** Data block **
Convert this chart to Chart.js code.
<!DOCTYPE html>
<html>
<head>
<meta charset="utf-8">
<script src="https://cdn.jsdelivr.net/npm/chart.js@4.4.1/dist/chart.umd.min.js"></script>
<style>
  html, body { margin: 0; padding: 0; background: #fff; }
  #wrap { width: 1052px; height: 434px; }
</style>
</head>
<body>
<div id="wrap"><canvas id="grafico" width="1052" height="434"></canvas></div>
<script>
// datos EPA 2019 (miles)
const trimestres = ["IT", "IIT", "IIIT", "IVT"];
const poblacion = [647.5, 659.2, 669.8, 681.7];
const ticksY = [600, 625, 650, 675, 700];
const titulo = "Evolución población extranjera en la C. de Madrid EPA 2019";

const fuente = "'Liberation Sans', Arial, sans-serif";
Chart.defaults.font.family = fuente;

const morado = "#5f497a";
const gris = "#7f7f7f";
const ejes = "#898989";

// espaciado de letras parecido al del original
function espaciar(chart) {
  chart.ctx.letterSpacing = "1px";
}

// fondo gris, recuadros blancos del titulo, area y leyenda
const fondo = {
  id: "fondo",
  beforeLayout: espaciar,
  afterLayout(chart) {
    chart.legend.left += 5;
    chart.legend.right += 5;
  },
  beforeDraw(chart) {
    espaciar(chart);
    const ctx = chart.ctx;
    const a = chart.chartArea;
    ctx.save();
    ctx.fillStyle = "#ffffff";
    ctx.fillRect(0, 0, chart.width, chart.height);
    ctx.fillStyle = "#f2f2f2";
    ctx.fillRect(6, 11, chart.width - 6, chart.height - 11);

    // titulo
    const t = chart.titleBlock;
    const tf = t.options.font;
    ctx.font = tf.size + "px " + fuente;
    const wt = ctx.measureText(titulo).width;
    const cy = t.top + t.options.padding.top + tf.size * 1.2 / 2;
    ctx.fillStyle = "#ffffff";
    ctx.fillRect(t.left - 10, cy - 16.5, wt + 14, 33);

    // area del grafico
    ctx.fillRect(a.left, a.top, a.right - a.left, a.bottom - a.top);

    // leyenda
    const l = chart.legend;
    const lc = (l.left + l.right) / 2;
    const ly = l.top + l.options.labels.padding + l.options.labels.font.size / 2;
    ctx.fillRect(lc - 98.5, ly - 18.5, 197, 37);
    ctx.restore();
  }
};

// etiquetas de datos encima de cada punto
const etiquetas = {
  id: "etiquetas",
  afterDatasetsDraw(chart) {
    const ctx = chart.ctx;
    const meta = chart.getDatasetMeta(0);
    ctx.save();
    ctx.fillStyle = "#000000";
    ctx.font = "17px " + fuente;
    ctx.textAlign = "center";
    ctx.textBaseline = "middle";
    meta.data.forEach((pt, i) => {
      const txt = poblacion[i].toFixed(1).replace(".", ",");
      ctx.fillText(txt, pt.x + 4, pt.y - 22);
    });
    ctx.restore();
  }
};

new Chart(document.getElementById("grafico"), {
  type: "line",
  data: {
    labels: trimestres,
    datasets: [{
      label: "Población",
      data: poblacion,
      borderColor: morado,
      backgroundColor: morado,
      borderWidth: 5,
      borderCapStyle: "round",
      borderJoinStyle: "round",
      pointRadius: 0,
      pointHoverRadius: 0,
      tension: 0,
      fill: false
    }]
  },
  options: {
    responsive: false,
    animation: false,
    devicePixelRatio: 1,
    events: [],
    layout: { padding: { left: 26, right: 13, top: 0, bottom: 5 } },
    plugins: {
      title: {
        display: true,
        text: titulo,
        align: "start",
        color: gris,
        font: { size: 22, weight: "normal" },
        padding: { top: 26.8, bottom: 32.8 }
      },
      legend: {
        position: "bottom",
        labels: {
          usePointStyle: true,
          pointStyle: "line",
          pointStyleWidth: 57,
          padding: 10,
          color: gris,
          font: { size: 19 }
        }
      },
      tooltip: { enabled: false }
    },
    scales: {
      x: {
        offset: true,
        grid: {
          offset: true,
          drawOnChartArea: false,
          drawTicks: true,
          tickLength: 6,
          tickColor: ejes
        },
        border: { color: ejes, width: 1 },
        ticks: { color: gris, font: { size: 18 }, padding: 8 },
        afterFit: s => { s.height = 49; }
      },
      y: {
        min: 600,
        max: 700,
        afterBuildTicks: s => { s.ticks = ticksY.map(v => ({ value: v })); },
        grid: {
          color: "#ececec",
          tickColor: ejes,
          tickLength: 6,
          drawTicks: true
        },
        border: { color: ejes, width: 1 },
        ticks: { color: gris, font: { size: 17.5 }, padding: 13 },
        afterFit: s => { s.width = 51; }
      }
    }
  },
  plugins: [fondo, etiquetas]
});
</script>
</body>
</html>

** Problem requirements **
Output the data above exactly, please, line for line.

** Task answer **
Convert this chart to Chart.js code.
<!DOCTYPE html>
<html>
<head>
<meta charset="utf-8">
<script src="https://cdn.jsdelivr.net/npm/chart.js@4.4.1/dist/chart.umd.min.js"></script>
<style>
  html, body { margin: 0; padding: 0; background: #fff; }
  #wrap { width: 1052px; height: 434px; }
</style>
</head>
<body>
<div id="wrap"><canvas id="grafico" width="1052" height="434"></canvas></div>
<script>
// datos EPA 2019 (miles)
const trimestres = ["IT", "IIT", "IIIT", "IVT"];
const poblacion = [647.5, 659.2, 669.8, 681.7];
const ticksY = [600, 625, 650, 675, 700];
const titulo = "Evolución población extranjera en la C. de Madrid EPA 2019";

const fuente = "'Liberation Sans', Arial, sans-serif";
Chart.defaults.font.family = fuente;

const morado = "#5f497a";
const gris = "#7f7f7f";
const ejes = "#898989";

// espaciado de letras parecido al del original
function espaciar(chart) {
  chart.ctx.letterSpacing = "1px";
}

// fondo gris, recuadros blancos del titulo, area y leyenda
const fondo = {
  id: "fondo",
  beforeLayout: espaciar,
  afterLayout(chart) {
    chart.legend.left += 5;
    chart.legend.right += 5;
  },
  beforeDraw(chart) {
    espaciar(chart);
    const ctx = chart.ctx;
    const a = chart.chartArea;
    ctx.save();
    ctx.fillStyle = "#ffffff";
    ctx.fillRect(0, 0, chart.width, chart.height);
    ctx.fillStyle = "#f2f2f2";
    ctx.fillRect(6, 11, chart.width - 6, chart.height - 11);

    // titulo
    const t = chart.titleBlock;
    const tf = t.options.font;
    ctx.font = tf.size + "px " + fuente;
    const wt = ctx.measureText(titulo).width;
    const cy = t.top + t.options.padding.top + tf.size * 1.2 / 2;
    ctx.fillStyle = "#ffffff";
    ctx.fillRect(t.left - 10, cy - 16.5, wt + 14, 33);

    // area del grafico
    ctx.fillRect(a.left, a.top, a.right - a.left, a.bottom - a.top);

    // leyenda
    const l = chart.legend;
    const lc = (l.left + l.right) / 2;
    const ly = l.top + l.options.labels.padding + l.options.labels.font.size / 2;
    ctx.fillRect(lc - 98.5, ly - 18.5, 197, 37);
    ctx.restore();
  }
};

// etiquetas de datos encima de cada punto
const etiquetas = {
  id: "etiquetas",
  afterDatasetsDraw(chart) {
    const ctx = chart.ctx;
    const meta = chart.getDatasetMeta(0);
    ctx.save();
    ctx.fillStyle = "#000000";
    ctx.font = "17px " + fuente;
    ctx.textAlign = "center";
    ctx.textBaseline = "middle";
    meta.data.forEach((pt, i) => {
      const txt = poblacion[i].toFixed(1).replace(".", ",");
      ctx.fillText(txt, pt.x + 4, pt.y - 22);
    });
    ctx.restore();
  }
};

new Chart(document.getElementById("grafico"), {
  type: "line",
  data: {
    labels: trimestres,
    datasets: [{
      label: "Población",
      data: poblacion,
      borderColor: morado,
      backgroundColor: morado,
      borderWidth: 5,
      borderCapStyle: "round",
      borderJoinStyle: "round",
      pointRadius: 0,
      pointHoverRadius: 0,
      tension: 0,
      fill: false
    }]
  },
  options: {
    responsive: false,
    animation: false,
    devicePixelRatio: 1,
    events: [],
    layout: { padding: { left: 26, right: 13, top: 0, bottom: 5 } },
    plugins: {
      title: {
        display: true,
        text: titulo,
        align: "start",
        color: gris,
        font: { size: 22, weight: "normal" },
        padding: { top: 26.8, bottom: 32.8 }
      },
      legend: {
        position: "bottom",
        labels: {
          usePointStyle: true,
          pointStyle: "line",
          pointStyleWidth: 57,
          padding: 10,
          color: gris,
          font: { size: 19 }
        }
      },
      tooltip: { enabled: false }
    },
    scales: {
      x: {
        offset: true,
        grid: {
          offset: true,
          drawOnChartArea: false,
          drawTicks: true,
          tickLength: 6,
          tickColor: ejes
        },
        border: { color: ejes, width: 1 },
        ticks: { color: gris, font: { size: 18 }, padding: 8 },
        afterFit: s => { s.height = 49; }
      },
      y: {
        min: 600,
        max: 700,
        afterBuildTicks: s => { s.ticks = ticksY.map(v => ({ value: v })); },
        grid: {
          color: "#ececec",
          tickColor: ejes,
          tickLength: 6,
          drawTicks: true
        },
        border: { color: ejes, width: 1 },
        ticks: { color: gris, font: { size: 17.5 }, padding: 13 },
        afterFit: s => { s.width = 51; }
      }
    }
  },
  plugins: [fondo, etiquetas]
});
</script>
</body>
</html>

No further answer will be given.